The Christian Federation of Malaysia says the country's constitution guarantees freedom of religion, and it's asking whether that can still be meaningful if Christians are denied Bibles which use their own language.


When the treatment of Christian minorities in Muslim-majority countries becomes an issue, Christian-majority countries are apt to compare it unfavourably with the equality they give to Muslims.

Mahmud Mosque, Zurich
There are about 100 mosques across Switzerland

But strict equality - at least in the architectural arena - is up for debate in one Christian-majority country: Switzerland.

Later this month the Swiss will vote in a referendum on whether to ban the construction of minarets in the country.

The proposal came from right-of-centre groups and is backed by Switzerland's biggest political party, the far-right Swiss People's Party.

There are about 100 mosques serving some 300,000 Swiss Muslims and small minarets are not unknown - although they're not used for calls to prayer.

Muslims have found allies among Switzerland's Jewish population, who have claimed that the plan would threaten religious harmony and hold up the integration of Muslims.

As in Malaysia, the constitution is being invoked by opponents of the proposal.

The two largest Jewish groups said the referendum infringed religious freedom, a concept enshrined in the Swiss constitution.


Part of the Swiss People's Party's argument against minarets is that they are a symbol of political power - more than they are about religion.
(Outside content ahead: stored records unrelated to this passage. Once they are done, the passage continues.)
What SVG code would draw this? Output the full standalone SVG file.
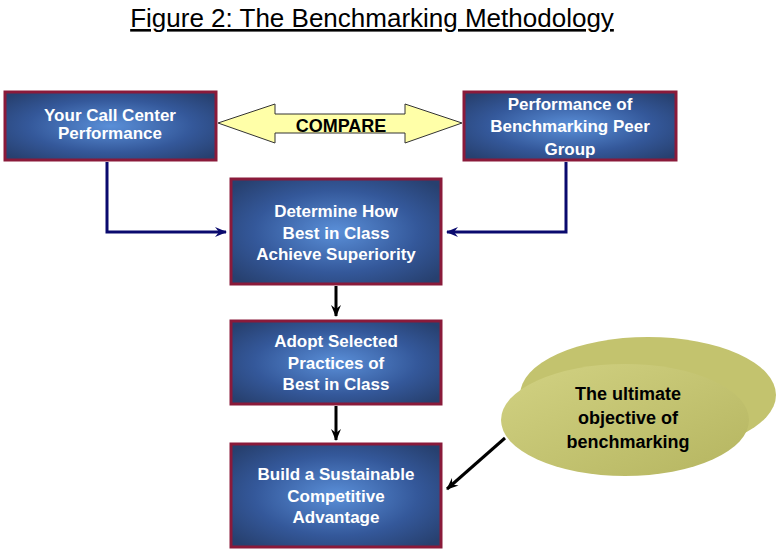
<svg xmlns="http://www.w3.org/2000/svg" width="782" height="559" viewBox="0 0 782 559">
<defs>
<radialGradient id="bg" cx="50%" cy="50%" r="65%"><stop offset="0" stop-color="#5a8fd8"/><stop offset="0.6" stop-color="#34589a"/><stop offset="1" stop-color="#27406f"/></radialGradient>
<linearGradient id="eg" x1="0" y1="0" x2="1" y2="1"><stop offset="0" stop-color="#d2d283"/><stop offset="1" stop-color="#b5b560"/></linearGradient>
<marker id="ab" markerWidth="12" markerHeight="10" refX="11" refY="5" orient="auto" markerUnits="userSpaceOnUse"><path d="M0,0 L12,5 L0,10 L4,5 Z" fill="#0a0a6e"/></marker>
<marker id="ak" markerWidth="12" markerHeight="10" refX="11" refY="5" orient="auto" markerUnits="userSpaceOnUse"><path d="M0,0 L12,5 L0,10 L4,5 Z" fill="#000"/></marker>
<style>
.box{fill:url(#bg);stroke:#8a1a3a;stroke-width:3}
.bt{font-family:"Liberation Sans",Arial,sans-serif;font-weight:bold;font-size:17px;fill:#fff;text-anchor:middle}
.kt{font-family:"Liberation Sans",Arial,sans-serif;font-weight:bold;font-size:18px;fill:#000;text-anchor:middle}
</style>
</defs>
<rect width="782" height="559" fill="#fff"/>
<text x="372" y="27" font-family="Liberation Sans,Arial,sans-serif" font-size="26" text-anchor="middle" text-decoration="underline">Figure 2: The Benchmarking Methodology</text>
<g id="connectors" fill="none" stroke-width="3">
<path d="M107,162 V232 H226" stroke="#0a0a6e" marker-end="url(#ab)"/>
<path d="M566,162 V232 H447" stroke="#0a0a6e" marker-end="url(#ab)"/>
<path d="M336,286 V316" stroke="#000" marker-end="url(#ak)"/>
<path d="M336,406 V440" stroke="#000" marker-end="url(#ak)"/>
<path d="M505,438 L447,489" stroke="#000" marker-end="url(#ak)"/>
</g>
<g id="compare">
<path d="M218,123 L275,104 V114 H405 V104 L462,123 L405,143 V133 H275 V143 Z" fill="#ffffa8" stroke="#333" stroke-width="1"/>
<text x="341" y="132" class="kt" font-size="16">COMPARE</text>
</g>
<g id="n1"><rect class="box" x="5" y="92" width="211" height="68"/>
<text class="bt" x="110" y="121">Your Call Center</text><text class="bt" x="110" y="139">Performance</text></g>
<g id="n2"><rect class="box" x="464" y="92" width="212" height="68"/>
<text class="bt" x="570" y="110">Performance of</text><text class="bt" x="570" y="132">Benchmarking Peer</text><text class="bt" x="570" y="155">Group</text></g>
<g id="n3"><rect class="box" x="231" y="179" width="210" height="105"/>
<text class="bt" x="336" y="217">Determine How</text><text class="bt" x="336" y="239">Best in Class</text><text class="bt" x="336" y="260">Achieve Superiority</text></g>
<g id="n4"><rect class="box" x="231" y="321" width="210" height="83"/>
<text class="bt" x="336" y="347">Adopt Selected</text><text class="bt" x="336" y="369">Practices of</text><text class="bt" x="336" y="390">Best in Class</text></g>
<g id="n5"><rect class="box" x="231" y="444" width="210" height="103"/>
<text class="bt" x="336" y="480">Build a Sustainable</text><text class="bt" x="336" y="502">Competitive</text><text class="bt" x="336" y="523">Advantage</text></g>
<g id="ellipse">
<ellipse cx="648" cy="395" rx="128" ry="58" fill="#c3c36e"/>
<ellipse cx="625" cy="420" rx="124" ry="56" fill="url(#eg)"/>
<text class="kt" x="628" y="400">The ultimate</text><text class="kt" x="628" y="424">objective of</text><text class="kt" x="628" y="448">benchmarking</text>
</g>
</svg>
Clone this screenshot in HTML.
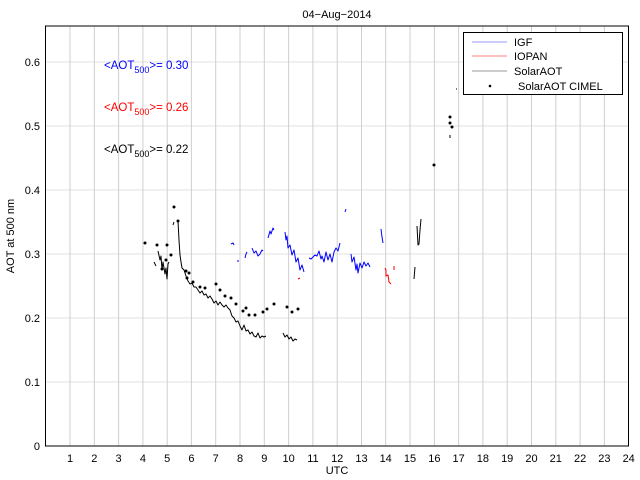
<!DOCTYPE html>
<html><head><meta charset="utf-8"><style>
body{margin:0;background:#fff}
svg{display:block;font-family:"Liberation Sans",Arial,sans-serif}
</style></head><body>
<svg width="640" height="480" viewBox="0 0 640 480" xmlns="http://www.w3.org/2000/svg">
<rect width="640" height="480" fill="#fff"/>
<g stroke="#e6e6e6" stroke-width="1.3">
<line x1="46" y1="382" x2="628" y2="382"/><line x1="46" y1="318" x2="628" y2="318"/><line x1="46" y1="254" x2="628" y2="254"/><line x1="46" y1="190" x2="628" y2="190"/><line x1="46" y1="126" x2="628" y2="126"/><line x1="46" y1="62" x2="628" y2="62"/>
</g>
<g stroke="#cfcfcf" stroke-width="1">
<line x1="70" y1="26" x2="70" y2="446"/><line x1="94.3" y1="26" x2="94.3" y2="446"/><line x1="118.6" y1="26" x2="118.6" y2="446"/><line x1="142.9" y1="26" x2="142.9" y2="446"/><line x1="167.2" y1="26" x2="167.2" y2="446"/><line x1="191.4" y1="26" x2="191.4" y2="446"/><line x1="215.7" y1="26" x2="215.7" y2="446"/><line x1="240" y1="26" x2="240" y2="446"/><line x1="264.3" y1="26" x2="264.3" y2="446"/><line x1="288.6" y1="26" x2="288.6" y2="446"/><line x1="312.9" y1="26" x2="312.9" y2="446"/><line x1="337.2" y1="26" x2="337.2" y2="446"/><line x1="361.5" y1="26" x2="361.5" y2="446"/><line x1="385.7" y1="26" x2="385.7" y2="446"/><line x1="410" y1="26" x2="410" y2="446"/><line x1="434.4" y1="26" x2="434.4" y2="446"/><line x1="458.6" y1="26" x2="458.6" y2="446"/><line x1="482.9" y1="26" x2="482.9" y2="446"/><line x1="507.2" y1="26" x2="507.2" y2="446"/><line x1="531.5" y1="26" x2="531.5" y2="446"/><line x1="555.8" y1="26" x2="555.8" y2="446"/><line x1="580.1" y1="26" x2="580.1" y2="446"/><line x1="604.4" y1="26" x2="604.4" y2="446"/>
</g>
<rect x="45.5" y="26" width="583" height="420" fill="none" stroke="#000" stroke-width="1"/>
<g font-size="11" fill="#000" text-anchor="middle">
<text x="70" y="462">1</text><text x="94.3" y="462">2</text><text x="118.6" y="462">3</text><text x="142.9" y="462">4</text><text x="167.2" y="462">5</text><text x="191.4" y="462">6</text><text x="215.7" y="462">7</text><text x="240" y="462">8</text><text x="264.3" y="462">9</text><text x="288.6" y="462">10</text><text x="312.9" y="462">11</text><text x="337.2" y="462">12</text><text x="361.5" y="462">13</text><text x="385.7" y="462">14</text><text x="410" y="462">15</text><text x="434.4" y="462">16</text><text x="458.6" y="462">17</text><text x="482.9" y="462">18</text><text x="507.2" y="462">19</text><text x="531.5" y="462">20</text><text x="555.8" y="462">21</text><text x="580.1" y="462">22</text><text x="604.4" y="462">23</text><text x="628.7" y="462">24</text>
<text x="337" y="474">UTC</text>
<text x="337" y="18">04−Aug−2014</text>
</g>
<g font-size="11" text-anchor="end">
<text x="40" y="450">0</text><text x="40" y="386">0.1</text><text x="40" y="322">0.2</text><text x="40" y="258">0.3</text><text x="40" y="194">0.4</text><text x="40" y="130">0.5</text><text x="40" y="66">0.6</text>
</g>
<text transform="translate(14,236) rotate(-90)" font-size="11" text-anchor="middle">AOT at 500 nm</text>
<g font-size="11.5">
<text x="104" y="69" fill="#0000ff">&lt;AOT<tspan font-size="9" dy="4">500</tspan><tspan dy="-4">&gt;= 0.30</tspan></text>
<text x="104" y="111" fill="#ff0000">&lt;AOT<tspan font-size="9" dy="4">500</tspan><tspan dy="-4">&gt;= 0.26</tspan></text>
<text x="104" y="153" fill="#000">&lt;AOT<tspan font-size="9" dy="4">500</tspan><tspan dy="-4">&gt;= 0.22</tspan></text>
</g>
<g fill="none" stroke-width="1" stroke-linejoin="round">
<g stroke="#0000ff">
<polyline points="231,244 233,243 234,245"/><polyline points="238,262 238,260"/>
<polyline points="245,258 246,254 247,252"/>
<polyline points="252,248 254,253 256,251 258,256 260,254 262,250 263,251"/>
<polyline points="268,238 270,231 271,234 273,228 274,230"/>
<polyline points="285,232 286,240 287,236 288,248 290,245 292,255 294,250 296,262 298,258 300,270 302,265 304,272"/>
<polyline points="309,258 311,259 313,257 315,255 317,256 319,251 321,259 322,256 324,262 326,252 328,260 330,254 332,262 334,252 336,248 338,251 340,243"/>
<polyline points="345,212 346,209"/>
<polyline points="351,254 352,262 354,257 356,270 357,264 358,273 360,263 362,268 364,262 366,266 368,263 370,267"/>
<polyline points="381,229 382,237 383,243"/>
</g>
<g stroke="#ff0000">
<polyline points="385,268 386,270 386,276 388,275 389,282 391,284"/><polyline points="394,270 394,266"/>
<polyline points="298,279 300,278"/>
</g>
<g stroke="#000">
<polyline points="154,262 155,264 156,266"/>
<polyline points="158,251 160,260 161,256 162,270 163,262 165,274 166,268 167,279 168,264 169,262"/>
<polyline points="173,225 174,222"/>
<polyline points="178,221 179,240 180,255 181,262 182,268 184,270 186,276 188,281 190,284 192,283 194,287 196,287 198,290 200,293 202,291 204,295 206,294 208,298 210,296 212,299 214,303 216,301 218,305 220,302 222,305 224,307 226,305 228,308 230,310 232,316 234,318 236,322 238,321 240,326 242,330 244,325 246,331 248,330 250,334 252,332 254,336 256,337 258,333 260,338 262,336 264,337 266,336"/>
<polyline points="283,333 285,337 287,335 289,339 291,337 293,341 295,339 297,340"/>
<polyline points="414,279 415,267"/>
<polyline points="417,226 418,245 419,244 420,230 421,219"/>
<polyline points="456,89 457,89"/>
<polyline points="450,135 450,138"/>
</g>
</g>
<g fill="#000">
<circle cx="145" cy="243" r="1.5"/><circle cx="157" cy="245" r="1.5"/><circle cx="162" cy="269" r="1.5"/><circle cx="167" cy="245" r="1.5"/><circle cx="166" cy="260" r="1.5"/><circle cx="171" cy="255" r="1.5"/><circle cx="174" cy="207" r="1.5"/><circle cx="178" cy="221" r="1.5"/><circle cx="186" cy="271" r="1.5"/><circle cx="189" cy="273" r="1.5"/><circle cx="187" cy="278" r="1.5"/><circle cx="193" cy="282" r="1.5"/><circle cx="200" cy="287" r="1.5"/><circle cx="205" cy="288" r="1.5"/><circle cx="216" cy="284" r="1.5"/><circle cx="220" cy="290" r="1.5"/><circle cx="225" cy="296" r="1.5"/><circle cx="231" cy="298" r="1.5"/><circle cx="236" cy="304" r="1.5"/><circle cx="243" cy="311" r="1.5"/><circle cx="246" cy="308" r="1.5"/><circle cx="249" cy="315" r="1.5"/><circle cx="255" cy="315" r="1.5"/><circle cx="263" cy="312" r="1.5"/><circle cx="267" cy="309" r="1.5"/><circle cx="274" cy="304" r="1.5"/><circle cx="287" cy="307" r="1.5"/><circle cx="292" cy="312" r="1.5"/><circle cx="298" cy="309" r="1.5"/><circle cx="434" cy="165" r="1.5"/><circle cx="450" cy="117" r="1.5"/><circle cx="450" cy="123" r="1.5"/><circle cx="452" cy="127" r="1.5"/>
</g>
<rect x="463.5" y="32.5" width="159" height="62" fill="#fff" stroke="#000" stroke-width="1"/>
<g stroke-width="1">
<line x1="472" y1="42" x2="507" y2="42" stroke="#9999ff"/>
<line x1="472" y1="56" x2="507" y2="56" stroke="#ff8080"/>
<line x1="472" y1="71" x2="507" y2="71" stroke="#999"/>
</g>
<circle cx="490" cy="86" r="1.3" fill="#000"/>
<g font-size="11">
<text x="514" y="46">IGF</text><text x="514" y="60">IOPAN</text><text x="514" y="75">SolarAOT</text><text x="518" y="90">SolarAOT CIMEL</text>
</g>
</svg>
</body></html>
Now with a ruling from the European Court of Human Rights against the use of crucifixes in Italian schools, the same claim is being made for this symbol of Christianity.

Soile Lautsi wants to give her children a secular education and objected to the presence of a crucifix in every classroom at their school in northern Italy.

A law dating back to the 1920s requires crucifixes to be hung in Italian schools.

The European Court said the compulsory display of a symbol of a given religion in public buildings violated the rights of parents to educate their children as they wished.

Italian classroom (file photo)
A law from the 1920s requires crucifixes to be hung in Italian schools

The ruling has produced an angry response from politicians and church leaders who say the crucifix is much more than a religious symbol in Italy.

Education Minister Mariastella Gelmini said the crucifix was a "symbol of our tradition", not a mark of Catholicism.

The Reverend Frederico Lombardi said the European court should not interfere in what was a profoundly Italian issue, and said it was wrong to imply that the crucifix could be a sign of division or exclusion.

Soile Lautsi's case is similar to one brought in 1995 by a parent in the German state of Bavaria.

A German constitutional court decided it was against religious freedom for crucifixes to be imposed in classrooms.

The Bavarian parliament came up with a new law, requiring the removal of crucifixes - but only if a parent insisted.

The US Supreme Court has also had to decide whether religious symbols break the constitution, and its separation of church and state.

It recently ruled against the positioning of framed copies of the 10 Commandments in two courtrooms in Kentucky, because they had a "predominantly religious purpose".

However, the court did acknowledge that even the 10 Commandments - taken from the Book of Exodus in the Bible - could be displayed, if it was done to illustrate the country's legal history.

It said a monument outside a government building in Texas could continue to display the Commandments, which the Bible describes being given to Moses by God.

But even without court rulings some Italian Christians suspect that long-established traditions are under threat by the changing atmosphere.

Among the casualties, they complain that schools are abandoning nativity plays for fear of offending people from other faiths.